Getting Help: Official Guides and Resources
When you are stuck — and at some point, you will be — these are the most reliable places to go:
- Autodesk Inventor Nesting Help: The official documentation at help.autodesk.com covers the full workflow from setup to export, including a dedicated Quick Start guide and detailed reference pages for every command.
- Autodesk Community Forums: The Inventor forum has threads covering many known Nesting issues, often with responses from Autodesk staff. Search before posting — most extraction and study errors have existing solved threads.
- IMAGINiT Webcasts: IMAGINiT produced a detailed Getting Started with Inventor Nesting webcast that walks through the full workflow with a real model, including troubleshooting extraction failures.
- Autodesk University: Free video sessions and downloadable course materials for Inventor Nesting are available and cover topics beyond what most online tutorials reach.
Is Autodesk Inventor Nesting Worth It?
Honestly: yes — and it earns a clear Good rating from me, particularly for any manufacturing team already on the Product Design & Manufacturing Collection.

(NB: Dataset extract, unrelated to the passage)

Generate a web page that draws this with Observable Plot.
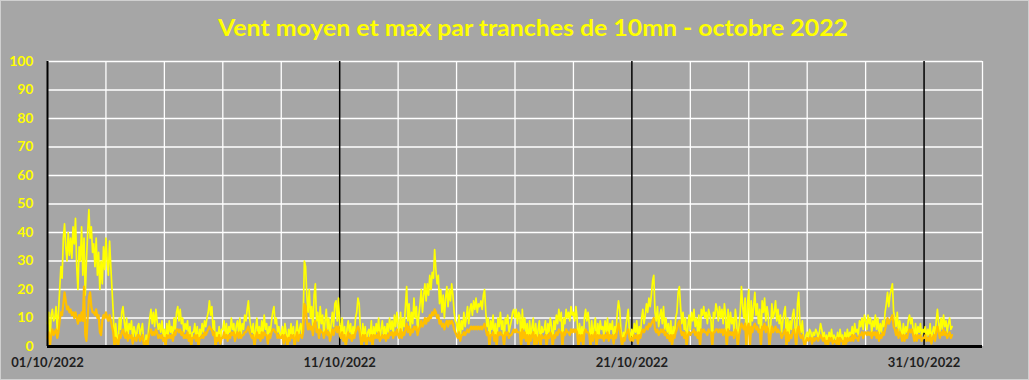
<!DOCTYPE html>
<html><head><meta charset="utf-8">
<script src="https://cdn.jsdelivr.net/npm/d3@7"></script>
<script src="https://cdn.jsdelivr.net/npm/@observablehq/plot@0.6"></script>
<style>
body{margin:0;background:#a6a6a6;}
#wrap{position:relative;width:1029px;height:380px;background:#a6a6a6;overflow:hidden;font-family:Lato,"Open Sans",sans-serif;}
#title{position:absolute;top:15px;left:218px;white-space:nowrap;font-size:23px;line-height:24px;font-weight:bold;color:#ffff00;transform-origin:0 50%;}
#chart{position:absolute;top:44px;left:0;}
#border{position:absolute;left:0;top:0;width:1027px;height:378px;border:1px solid #d0d0d0;pointer-events:none;}
</style></head><body>
<div id="wrap"><div id="title">Vent moyen et max par tranches de 10mn - octobre 2022</div><div id="chart"></div><div id="border"></div></div>
<script>
// hourly readings (km/h), 24 per day, octobre 2022
const maxDays = [
[8,12,0,11,13,9,10,14,6,12,20,28,24,38,43,35,30,40,32,38,31,42,36,45],
[28,20,35,30,42,25,38,18,30,40,48,38,42,33,36,28,38,25,33,20,30,22,35,27],
[38,30,25,37,28,20,12,0,8,3,0,10,6,12,14,9,5,10,3,8,6,9,2,7],
[5,3,7,8,4,6,8,2,0,4,0,6,10,13,8,12,7,13,9,6,8,5,9,4],
[6,0,8,4,9,5,7,3,10,6,12,14,9,13,8,10,5,8,6,9,3,7,0,5],
[5,8,3,7,0,6,4,8,5,9,7,10,12,16,11,14,6,9,0,5,3,7,2,6],
[6,9,4,8,3,7,5,10,6,8,2,7,9,5,10,4,8,6,11,9,13,16,10,7],
[5,8,0,6,10,4,7,3,9,5,11,6,8,2,7,5,9,12,14,8,10,5,7,4],
[4,7,2,8,5,0,6,3,8,4,7,0,5,9,3,6,8,4,10,30,28,18,12,20],
[10,14,6,18,22,9,12,5,14,8,11,4,9,13,6,10,3,8,12,7,15,16,9,17],
[8,4,10,3,7,0,6,9,5,8,2,7,4,10,12,17,15,6,0,8,3,7,0,5],
[6,3,9,0,7,4,8,5,10,2,6,9,4,7,3,8,5,10,6,9,4,11,7,12],
[8,5,12,4,10,7,14,21,9,15,6,12,8,17,10,14,5,11,15,20,12,18,22,16],
[22,18,25,20,26,24,34,27,22,25,15,20,12,18,10,17,21,14,20,16,22,18,12,9],
[8,5,11,3,9,6,12,7,10,14,8,13,15,11,16,13,17,12,15,14,16,13,18,20],
[12,7,10,0,9,6,11,3,8,0,10,7,12,6,9,0,10,8,11,5,7,9,12,13],
[10,13,8,12,11,0,13,6,10,4,8,0,9,3,7,10,0,8,2,6,9,0,7,5],
[6,9,0,8,5,10,7,0,9,6,11,8,13,9,12,0,10,8,13,10,12,9,14,11],
[12,9,14,10,0,8,3,7,0,10,13,9,12,8,0,9,3,7,10,0,8,4,9,6],
[7,4,9,5,10,3,8,6,9,2,7,5,12,16,13,6,0,5,3,7,10,13,5,3],
[6,3,8,5,9,2,7,4,10,13,8,11,15,12,17,14,18,23,25,12,9,14,7,11],
[13,8,14,6,10,5,8,3,9,0,7,4,10,12,19,21,14,8,12,6,10,0,7,11],
[6,12,9,13,7,10,5,11,0,13,11,14,10,12,8,13,11,9,0,12,10,15,13,9],
[14,10,13,8,15,11,0,13,6,12,8,10,5,13,9,0,7,12,21,14,10,17,0,15],
[20,0,16,9,14,19,11,15,8,13,0,16,12,17,9,14,11,0,7,15,10,12,16,9],
[13,8,11,5,9,12,14,0,10,4,9,6,11,13,7,0,15,19,8,5,9,3,0,4],
[5,3,6,5,2,5,4,6,5,3,5,8,6,3,5,2,4,1,5,3,6,2,4,3],
[2,5,1,6,3,4,0,5,2,6,3,5,4,7,3,8,5,6,4,9,7,10,6,11],
[9,6,11,8,10,5,9,7,11,6,10,4,8,5,9,7,12,15,19,14,18,20,22,12],
[10,7,12,5,9,6,3,8,4,7,5,9,11,8,10,6,4,8,3,7,5,8,4,6],
[5,7,3,6,4,8,2,5,7,4,9,13,8,5,10,6,11,7,9,5,8,10,6,7]
];
const meanDays = [
[3,5,0,4,6,4,5,6,3,5,9,12,11,15,19,16,13,14,12,13,11,12,10,12],
[10,8,11,9,12,9,21,4,2,10,17,19,14,12,12,11,13,10,11,5,4,9,11,10],
[12,10,9,11,9,7,5,0,3,2,0,4,3,5,6,4,3,5,2,4,3,4,1,3],
[3,2,4,4,2,3,4,1,0,2,0,3,5,6,4,5,4,6,5,3,4,3,4,2],
[3,0,4,3,4,3,4,2,5,4,6,6,5,6,4,5,3,4,3,5,2,4,0,3],
[3,4,2,4,0,3,3,4,3,5,4,5,6,7,6,6,4,5,0,3,2,4,1,3],
[3,5,3,4,2,4,3,5,4,5,2,4,5,3,5,3,4,4,5,5,6,7,5,4],
[3,4,0,3,5,3,4,2,5,3,5,4,4,1,4,3,5,6,6,5,5,3,4,3],
[3,4,1,4,3,0,3,2,4,3,4,0,3,5,2,4,4,3,5,15,14,9,6,8],
[6,7,4,8,9,5,6,3,6,5,5,3,5,6,4,5,2,4,6,4,6,7,5,7],
[4,3,5,2,4,0,3,5,3,4,2,4,3,5,6,7,6,3,0,4,2,4,0,3],
[3,2,4,0,4,3,4,3,5,2,3,4,3,4,2,4,3,5,4,5,3,5,4,6],
[4,3,6,3,5,4,6,8,5,7,4,6,5,7,6,7,4,6,7,9,7,8,10,8],
[10,9,11,10,12,11,13,12,10,11,8,9,7,8,6,8,9,7,9,8,9,8,6,5],
[4,3,5,2,4,4,5,4,5,6,5,6,7,6,7,6,7,6,7,6,7,6,7,8],
[6,4,5,0,4,4,5,2,4,0,5,4,5,4,4,0,5,4,5,3,4,4,5,6],
[5,6,5,5,5,0,6,3,5,2,4,0,4,2,4,5,0,4,1,3,4,0,4,3],
[3,4,0,4,3,5,4,0,4,3,5,4,6,5,5,0,5,4,6,5,5,4,6,5],
[6,5,6,5,0,4,2,4,0,5,6,5,5,4,0,4,2,4,5,0,4,3,4,3],
[4,2,4,3,5,2,4,3,4,1,4,3,6,8,6,3,0,3,2,4,5,6,3,2],
[3,2,4,3,4,1,4,3,5,6,5,6,7,6,8,7,8,9,10,6,5,6,4,5],
[6,5,6,4,5,3,4,2,4,0,4,3,5,6,8,9,6,4,5,3,5,0,4,5],
[4,5,5,6,4,5,3,5,0,6,5,6,5,5,4,6,5,5,0,5,5,6,6,5],
[6,5,6,4,6,5,0,6,4,5,4,5,3,6,5,0,4,6,8,7,6,8,0,7],
[8,0,7,5,7,8,6,7,5,6,0,7,6,8,5,7,6,0,4,7,5,6,7,5],
[6,5,5,3,4,5,6,0,5,2,4,3,5,6,4,0,6,7,4,3,4,2,0,2],
[3,2,3,3,1,3,2,3,3,2,3,4,3,2,3,1,2,0,3,2,3,1,2,2],
[1,3,0,3,2,2,0,3,1,3,2,3,2,4,2,4,3,3,2,4,4,5,3,5],
[5,4,5,4,5,3,5,4,5,3,5,2,4,3,5,4,6,8,10,8,9,10,11,7],
[6,4,6,3,5,4,2,4,2,4,3,5,6,5,6,4,2,4,2,4,3,4,2,3],
[3,4,2,3,2,4,1,3,4,2,5,7,5,3,5,4,6,4,5,3,4,5,3,4]
];
const yTicks = [0,10,20,30,40,50,60,70,80,90,100];
const xTickDays = [1, 11, 21, 31];          // labelled dates (octobre)
const majorDays = [11, 21, 31];             // black vertical lines
const minorDays = [3,5,7,9,13,15,17,19,23,25,27,29,33]; // white vertical lines (33 = 2 nov)

const day = d => new Date(Date.UTC(2022, 9, d));
const data = [];
maxDays.forEach((arr, di) => arr.forEach((v, h) => {
  data.push({date: new Date(Date.UTC(2022, 9, 1 + di, h)), max: v, mean: meanDays[di][h]});
}));

const chart = Plot.plot({
  width: 1029,
  height: 336,
  marginLeft: 47,
  marginRight: 47,
  marginTop: 17,
  marginBottom: 34,
  style: {background: "transparent", fontFamily: "Lato, 'Open Sans', sans-serif", overflow: "visible"},
  x: {type: "utc", domain: [day(1), day(33)]},
  y: {domain: [0, 100]},
  marks: [
    Plot.ruleY(yTicks.filter(d => d > 0), {stroke: "#ffffff", strokeWidth: 1.3}),
    Plot.ruleX(minorDays.map(day), {stroke: "#ffffff", strokeWidth: 1.3}),
    Plot.ruleX(majorDays.map(day), {stroke: "#000000", strokeWidth: 1.5}),
    Plot.lineY(data, {x: "date", y: "max", stroke: "#ffff00", strokeWidth: 1.7}),
    Plot.lineY(data, {x: "date", y: "mean", stroke: "#ffc000", strokeWidth: 2.2}),
    Plot.ruleX([day(1)], {stroke: "#000000", strokeWidth: 2}),
    Plot.ruleY([0], {stroke: "#000000", strokeWidth: 3}),
    Plot.axisY({ticks: yTicks, tickSize: 0, tickPadding: 14, color: "#ffff00", fontSize: 14, fontWeight: "bold", label: null}),
    Plot.axisX({ticks: xTickDays.map(day), tickSize: 0, tickPadding: 11, tickFormat: d3.utcFormat("%d/%m/%Y"), color: "#1f1f1f", fontSize: 13, fontWeight: "bold", label: null})
  ]
});
document.getElementById("chart").appendChild(chart);
const t = document.getElementById("title");
const w = t.getBoundingClientRect().width;
t.style.transform = `scaleX(${630 / w})`;
</script>
</body></html>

The true-shape nesting engine is not a simplified tool. It handles real industrial geometry, supports multiple materials and sheet sizes in a single study, integrates directly with Inventor CAM for cutting toolpaths, and keeps your nesting data associative with your Inventor models. For sheet metal fabricators and flat-cut manufacturers, the time savings on manual arrangement and the reduction in material waste pay for the subscription relatively quickly.
The 2026 release is a stable, mature version of the product. The DWG inch unit fix is a meaningful quality-of-life improvement for imperial-unit shops, and the upward compatibility promise means your investment in learning the tool carries forward to future Inventor versions. If you have not yet tried it, the 30-day free trial is the right place to start — load the sample file, run your first study, and see the efficiency report for yourself.